In the mixing bowl, whisk together the yeast and water and let it sit for 5 minutes.

In another bowl, mix together the 3 flours.

Add the flours to the mixing bowl and combine with a dough whisk.  Cover and let rest for 15 minutes. Sprinkle in the salt and briefly knead until the salt is incorporated and the dough is smooth.  Put the dough in a doubling container to ferment for about 12-18 hours until doubled.

When the dough is doubled, heavily flour a banneton.  Punch down the dough and form into a disk on a floured work surface.  Fold in half and then in half again and form into a ball.  Put the dough into the banneton smooth side down, cover and allow to proof for 1-2 hours, until doubled.

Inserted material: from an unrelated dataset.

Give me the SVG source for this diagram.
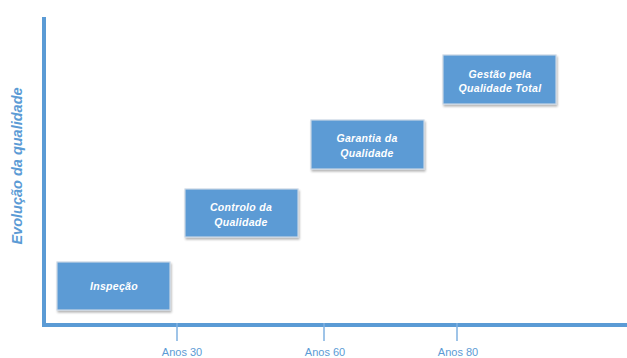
<svg xmlns="http://www.w3.org/2000/svg" width="627" height="358" viewBox="0 0 627 358">
<defs>
<filter id="sh" x="-10%" y="-10%" width="130%" height="130%">
<feGaussianBlur in="SourceAlpha" stdDeviation="1.2"/>
<feOffset dx="1" dy="1.5" result="b"/>
<feComponentTransfer><feFuncA type="linear" slope="0.3"/></feComponentTransfer>
<feMerge><feMergeNode/><feMergeNode in="SourceGraphic"/></feMerge>
</filter>
</defs>
<style>
.box{fill:#5b9bd5;stroke:#c9d6e4;stroke-width:1.2;filter:url(#sh)}
.lbl{font-family:"Liberation Sans",Arial,sans-serif;font-weight:bold;font-style:italic;font-size:10.5px;fill:#ffffff;text-anchor:middle;letter-spacing:0.3px}
.axis{stroke:#5b9bd5;stroke-width:4;fill:none}
.tick{stroke:#7fb0e0;stroke-width:1.5}
.yr{font-family:"Liberation Sans",Arial,sans-serif;font-size:11px;fill:#5b9bd5;text-anchor:middle}
.ttl{font-family:"Liberation Sans",Arial,sans-serif;font-weight:bold;font-style:italic;font-size:14.5px;fill:#5b9bd5;text-anchor:middle}
</style>
<rect width="627" height="358" fill="#ffffff"/>
<g id="connectors">
<polyline class="axis" points="44,17 44,325 627,325"/>
<line class="tick" x1="177" y1="323" x2="177" y2="341"/>
<line class="tick" x1="324" y1="323" x2="324" y2="341"/>
<line class="tick" x1="457" y1="323" x2="457" y2="341"/>
</g>
<g id="axis-labels">
<text class="ttl" transform="translate(22,166) rotate(-90)">Evolução da qualidade</text>
<text class="yr" x="182" y="355.5">Anos 30</text>
<text class="yr" x="325" y="355.5">Anos 60</text>
<text class="yr" x="458" y="355.5">Anos 80</text>
</g>
<g id="inspecao">
<rect class="box" x="57" y="262" width="113" height="48"/>
<text class="lbl" x="114" y="290">Inspeção</text>
</g>
<g id="controlo">
<rect class="box" x="185" y="189" width="113" height="48"/>
<text class="lbl" x="241" y="210.5">Controlo da</text>
<text class="lbl" x="241" y="225.5">Qualidade</text>
</g>
<g id="garantia">
<rect class="box" x="311" y="120" width="113" height="49"/>
<text class="lbl" x="367" y="142">Garantia da</text>
<text class="lbl" x="367" y="156.5">Qualidade</text>
</g>
<g id="gestao">
<rect class="box" x="443" y="55" width="113" height="49"/>
<text class="lbl" x="500" y="78">Gestão pela</text>
<text class="lbl" x="500" y="92">Qualidade Total</text>
</g>
</svg>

About 30 minutes before the second rising is complete, put a heavy oven-proof pot and lid (~5 quart in size) separately into the oven and heat to 475 degrees.  When the rising is complete and everything is preheated, carefully turn the banneton upside down over the empty pot.  After the dough falls into the pot, put the lid on and bake for 30 minutes.  Remove the lid and bake for another 15-30 minutes until the crust is nicely browned but not burned.  Remove the pot from the oven and with a spatula, remove the bread from the pot and allow to fully cool on a wire rack.